Selon une enquête sortie des urnes, un peu plus de la moitié des électeurs des Démocrates de Suède (54%) avaient voté pour ce parti lors du scrutin de 2014, 19% s'étaient prononcés à l'époque pour le SAP et 18% pour le Parti des modérés. On peut voir que le parti populiste a su à la fois fidéliser ses sympathisants et attirer des électeurs venus de la droite comme de la gauche.

"Nous sommes devant une tendance européenne où des partis qui ont été au gouvernement depuis des décennies perdent leur assise et où le paysage politique est plus fragmenté" a indiqué David Ahlin, directeur des études d'opinion à IPSOS.

Les deux blocs politiques étant quasiment à égalité, la formation du prochain gouvernement suédois sera difficile. Il existe deux options principales.

La première est que les forces de gauche conservent leur majorité après le dépouillement du vote des Suédois de l'étranger et réussissent à former un gouvernement majoritaire - ou le moins faible des gouvernements minoritaires –, qui devra faire avec une forte opposition. Jonas Sjöstedt a indiqué en amont du scrutin que le Parti de la gauche était prêt à participer à un futur gouvernement de gauche.

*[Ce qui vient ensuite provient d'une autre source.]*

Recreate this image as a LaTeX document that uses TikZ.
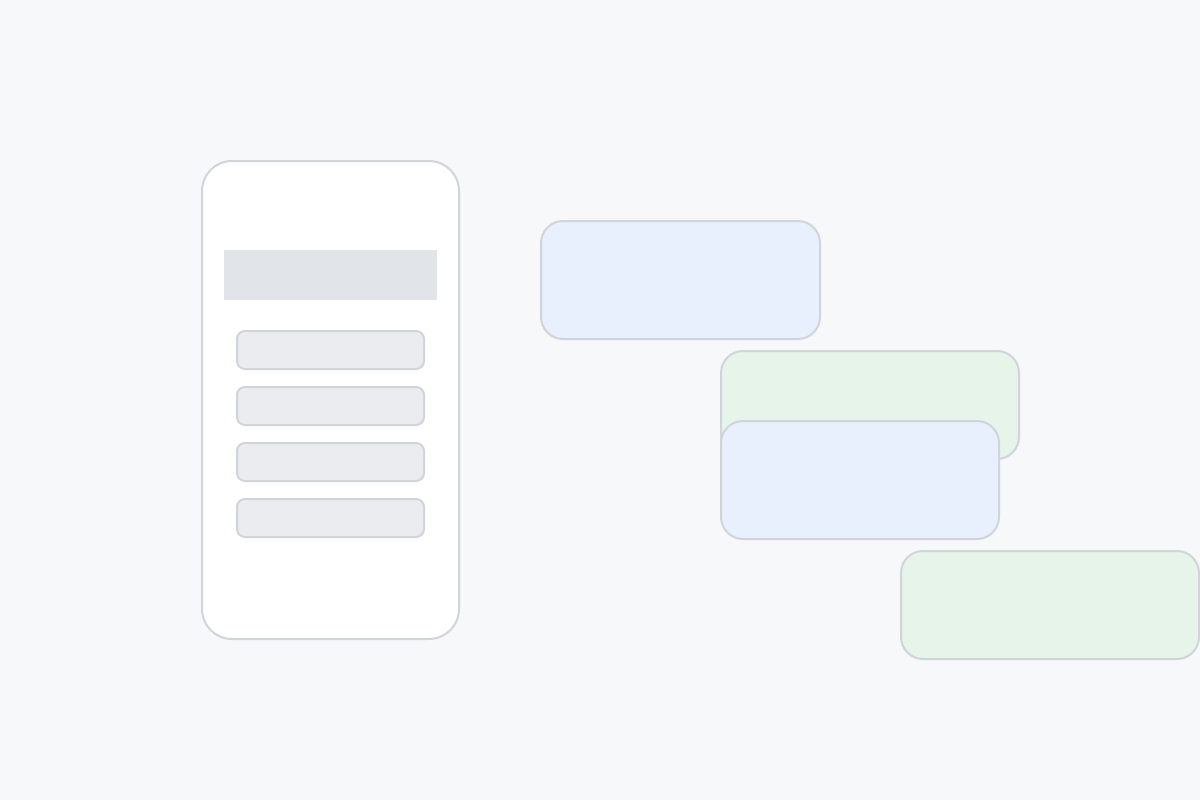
\documentclass[tikz,border=0pt]{standalone}
\definecolor{bgpage}{HTML}{F7F8FA}
\definecolor{edgegray}{HTML}{D1D5DB}
\definecolor{barfill}{HTML}{E1E4E8}
\definecolor{btnfill}{HTML}{EAECF0}
\definecolor{bluefill}{HTML}{E8F0FE}
\definecolor{greenfill}{HTML}{E6F4EA}
\tikzset{
  phone/.style={draw=edgegray, fill=white, line width=2pt, rounded corners=30pt},
  btn/.style={draw=edgegray, fill=btnfill, line width=2pt, rounded corners=8pt},
  bubble/.style={draw=edgegray, fill=#1, line width=2pt, rounded corners=22pt}
}
\begin{document}
\begin{tikzpicture}[x=1pt, y=-1pt]
        % Page background
        \fill[bgpage] (0,0) rectangle (1200,800);
        \useasboundingbox (0,0) rectangle (1200,800);

        % Phone frame
        \draw[phone] (202,161) rectangle (459,639);

        % Header bar
        \fill[barfill] (224,250) rectangle (437,300);

        % Menu buttons
        \foreach \y in {331,387,443,499}
          \draw[btn] (237,\y) rectangle (424,\y+38);

        % Chat bubbles
        \draw[bubble=bluefill] (541,221) rectangle (820,339);
        \draw[bubble=greenfill] (721,351) rectangle (1019,459);
        \draw[bubble=bluefill] (721,421) rectangle (999,539);
        \draw[bubble=greenfill] (901,551) rectangle (1199,659);
      \end{tikzpicture}
\end{document}
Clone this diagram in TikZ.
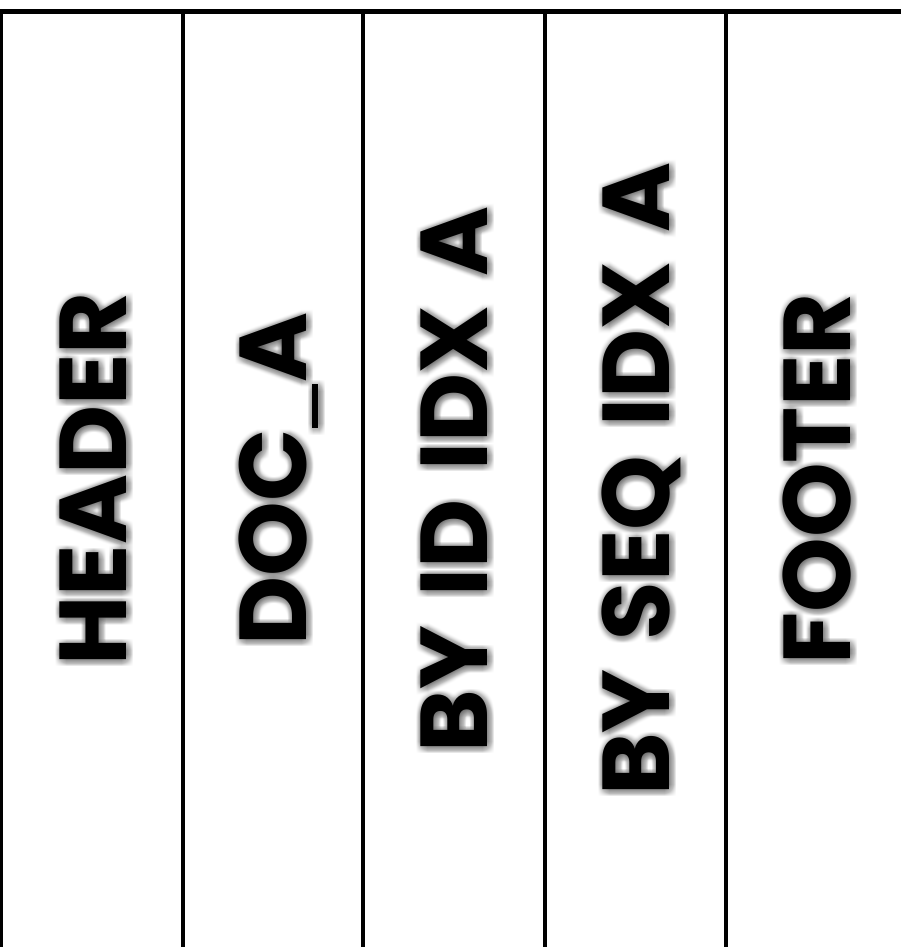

On rappellera qu'en Suède le soutien d'une majorité des députés n'est pas nécessaire pour former un gouvernement. Il suffit qu'une majorité de députés ne s'y oppose pas. "Pour savoir qui va gouverner, il faut se poser la question suivante : quelle constellation de partis minimiserait le risque d'un vote négatif ?" explique Li Bennich-Björkman, politologue de l'université d'Uppsala.

La deuxième est que les forces de droite choisissent de briser le tabou de la négociation avec les Démocrates de Suède et tentent de former une coalition gouvernementale avec eux, au risque de faire exploser la droite.

Selon les enquêtes d'opinion, la majorité des Suédois sont opposés à toute collaboration avec les Démocrates de Suède : seuls 22% des électeurs qui ne se prononcent pas pour ce parti y sont favorables.

La veille du scrutin, Jimmie Akesson a voulu mettre le dirigeant du Parti des modérés au pied du mur : "Ulf Kristersson dispose de 24 heures pour répondre à la question : Etes-vous plutôt prêt à coopérer avec moi ou avec Stefan Löfven ?". Réponse le 12 septembre après les résultats définitifs.